Why this building society giant’s pension fund dislikes secondaries

Trustees of the £250bn Nationwide Building Society's pension turned down the chance to invest in a secondaries fund because they saw it as an unnecessary 'intermediary'.

Not everyone is convinced about the benefits of investing in secondaries, according to the chief investment officer of the world’s largest building society’s pension fund.

Mark Hedges, who oversees investments at the UK’s Nationwide Pension Fund, said its trustees turned down the opportunity to invest in a secondaries fund because they saw it as an unnecessary barrier between the pension’s capital and the underlying private equity funds.

“There isn’t really operational improvement going on here – [the return is] all in the underlying funds,” he said. “[They saw] what was on offer as just an intermediary for a pool of funds, which is the same reason we don’t do funds of funds … They didn’t really feel there was enough value for that fee.”

The £5.5 billion ($7 billion; €6.6 billion) fund is the employee retirement scheme of the Nationwide Building Society – a mutual financial giant with around £250 billion in assets on behalf of almost 16 million members.

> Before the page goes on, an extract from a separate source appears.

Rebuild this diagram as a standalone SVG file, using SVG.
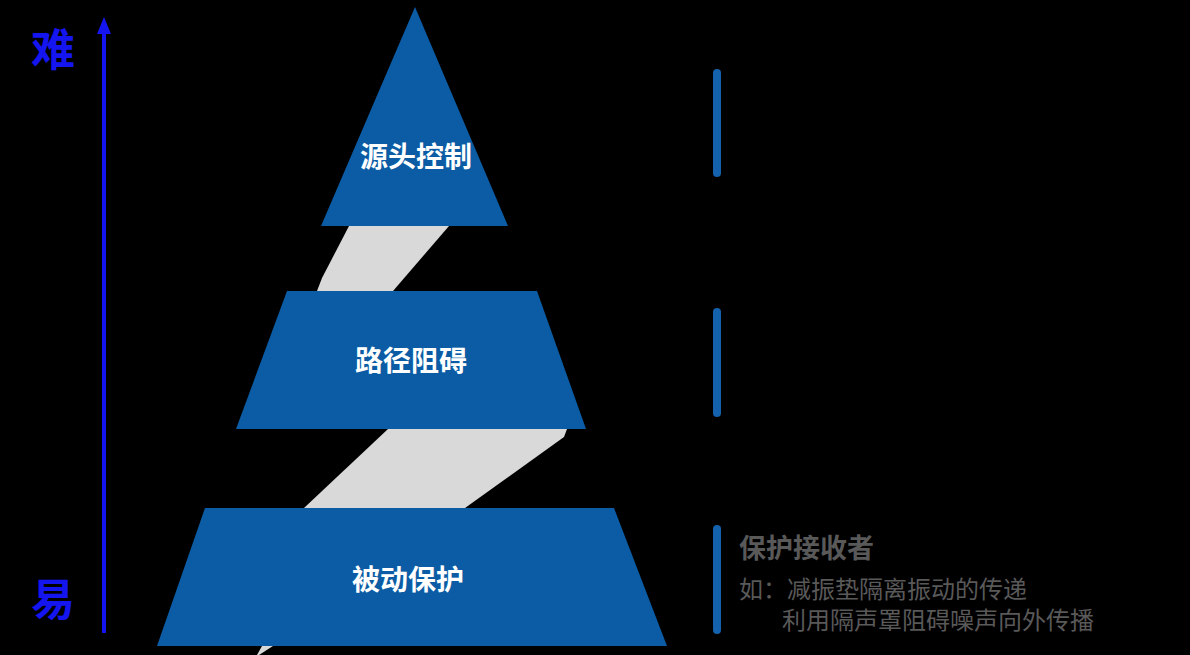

The investment team believed the investment could help quickly build the pension’s private equity exposure while mitigating the J-curve. “In the end, the trustees didn’t like it”, Hedges added.

LP appetite for secondaries funds has dropped over the past year, according to sister title Private Equity International‘s LP Perspectives Survey 2020. Fully 47 percent of LPs polled in 2018 said they planned to commit to such funds in the following year, compared with 33 percent last year. More LPs (43 percent) do not plan on committing to secondaries this year than do, the survey also found.

Nationwide has opportunistically used the secondaries market to increase exposure to funds it is already invested in, though it will never be a regular buyer, he said.

“In the future, as we de-risk the fund, we might occasionally look to sell out of residual positions,” Hedges said, adding that it had no firm plans to do so.

Around 20 percent of Nationwide pension fund’s assets are allocated to “return-seeking alternatives” such as private equity, private credit, real estate and infrastructure, he said. It also has an allocation to asset-matching alternative investment such as non-leased property and affordable housing.

The pension primarily backs niche buyout and growth funds, writing tickets of £35 million to £50 million.